Some further thoughts of Russell concerning mathematics from the chapter on Pythagoras:

Most sciences, at their inception, have been connected with some form of false belief, which gave them a fictitious value. Astronomy was connected with astrology, chemistry with alchemy. Mathematics was associated with a more refined type of error. Mathematical knowledge appeared to be certain, exact, and applicable to the real world; moreover it was obtained by mere thinking, without the need of observation. Consequently, it was thought to supply an ideal, from which every-day empirical knowledge fell short. It was supposed, on the basis of mathematics, that thought is superior to sense, intuition to observation.
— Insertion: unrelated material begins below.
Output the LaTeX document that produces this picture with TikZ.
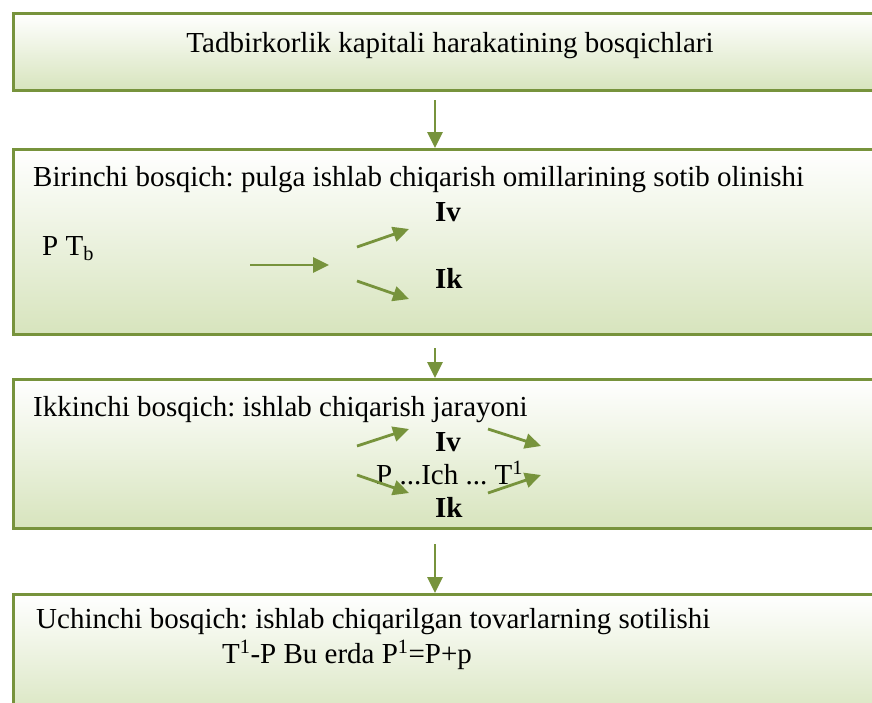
\documentclass[tikz,border=0pt]{standalone}
\usepackage{fontspec}
\setmainfont{Liberation Serif}
\usetikzlibrary{arrows.meta}
\definecolor{oliveedge}{HTML}{77933C}
\definecolor{olivefill}{HTML}{D7E4BD}
\frenchspacing

\begin{document}
\begin{tikzpicture}[
            x=1pt,y=-1pt,
            every node/.append style={black,inner sep=0pt,font=\fontsize{29}{34}\selectfont},
            stagebox/.style={draw=oliveedge,line width=3pt,top color=white,bottom color=olivefill,
                minimum width=888pt,anchor=north west},
            flow/.style={oliveedge,line width=2.8pt,-{Triangle[length=16pt,width=15pt]}},
            label/.style={anchor=base west}
        ]
            \useasboundingbox (0,0) rectangle (872,702);
            \clip (0,0) rectangle (872,702);

            % stage boxes
            \node[stagebox,minimum height=77pt]  (stage1) at (12,12)  {};
            \node[stagebox,minimum height=185pt] (stage2) at (12,148) {};
            \node[stagebox,minimum height=149pt] (stage3) at (12,378) {};
            \node[stagebox,minimum height=130pt] (stage4) at (12,593) {};

            \coordinate (spine) at (435,0);
            \draw[flow,shorten <=8pt]  (stage1.south -| spine) -- (stage2.north -| spine);
            \draw[flow,shorten <=12pt] (stage2.south -| spine) -- (stage3.north -| spine);
            \draw[flow,shorten <=14pt] (stage3.south -| spine) -- (stage4.north -| spine);

            % texts
            \node[anchor=base] (title) at (450,52) {Tadbirkorlik kapitali harakatining bosqichlari};

            \node[label] (first)  at (33,186) {Birinchi bosqich: pulga ishlab chiqarish omillarining sotib olinishi};
            \node[label] (ptb)    at (42,255) {P T\textsubscript{b}};
            \node[label] (iv1)    at (435,221) {\textbf{Iv}};
            \node[label] (ik1)    at (435,288) {\textbf{Ik}};

            \node[label] (second) at (33,416) {Ikkinchi bosqich: ishlab chiqarish jarayoni};
            \node[label] (iv2)    at (435,451) {\textbf{Iv}};
            \node[label] (pich)   at (376,484) {P ...Ich ... T\textsuperscript{1}};
            \node[label] (ik2)    at (435,517) {\textbf{Ik}};

            \node[label] (third)  at (36,628) {Uchinchi bosqich: ishlab chiqarilgan tovarlarning sotilishi};
            \node[label] (result) at (222,663) {T\textsuperscript{1}-P Bu erda P\textsuperscript{1}=P+p};

            % arrows of the first stage
            \coordinate (buy)   at (250,265);
            \coordinate (fork)  at (329,265);
            \coordinate (upA)   at (357,247);
            \coordinate (upB)   at (409,229);
            \coordinate (dnA)   at (357,281);
            \coordinate (dnB)   at (409,299);
            \draw[flow] (buy) -- (fork);
            \draw[flow] (upA) -- (upB);
            \draw[flow] (dnA) -- (dnB);

            % arrows of the second stage
            \coordinate (inA)  at (357,446);
            \coordinate (inB)  at (409,429);
            \coordinate (inC)  at (357,475);
            \coordinate (inD)  at (409,493);
            \coordinate (outA) at (488,429);
            \coordinate (outB) at (541,446);
            \coordinate (outC) at (488,493);
            \coordinate (outD) at (541,475);
            \draw[flow] (inA) -- (inB);
            \draw[flow] (inC) -- (inD);
            \draw[flow] (outA) -- (outB);
            \draw[flow] (outC) -- (outD);
        \end{tikzpicture}
\end{document}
If the world of sense does not fit mathematics, so much the worse for the world of sense. In various ways, methods of approaching nearer to the mathematician’s ideal were sought, and the resulting suggestions were the source of much that was mistaken in metaphysics and theory of knowledge. This form of philosophy begins with Pythagoras.

[…]

Mathematics is, I believe, the chief source of the belief in eternal and exact truth, as well as in a super-sensible intelligible world. Geometry deals with exact circles, but no sensible object is exactly circular; however carefully we may use our compasses, there will be some imperfections and irregularities. This suggests the view that all exact reasoning applies to ideal as opposed to sensible objects; it is natural to go further, and to argue that thought is nobler than sense, and the objects of thought more real than those of sense-perception. Mystical doctrines as to the relation of time to eternity are also reinforced by pure mathematics, for mathematical objects, such as numbers, if real at all, are eternal and not in time. Such eternal objects can be conceived as God’s thoughts. Hence Plato’s doctrine that God is a geometer, and Sir James Jeans’ belief that He is addicted to arithmetic. Rationalistic as opposed to apocalyptic religion has been, ever since Pythagoras, and notably ever since Plato, very completely dominated by mathematics and mathematical method.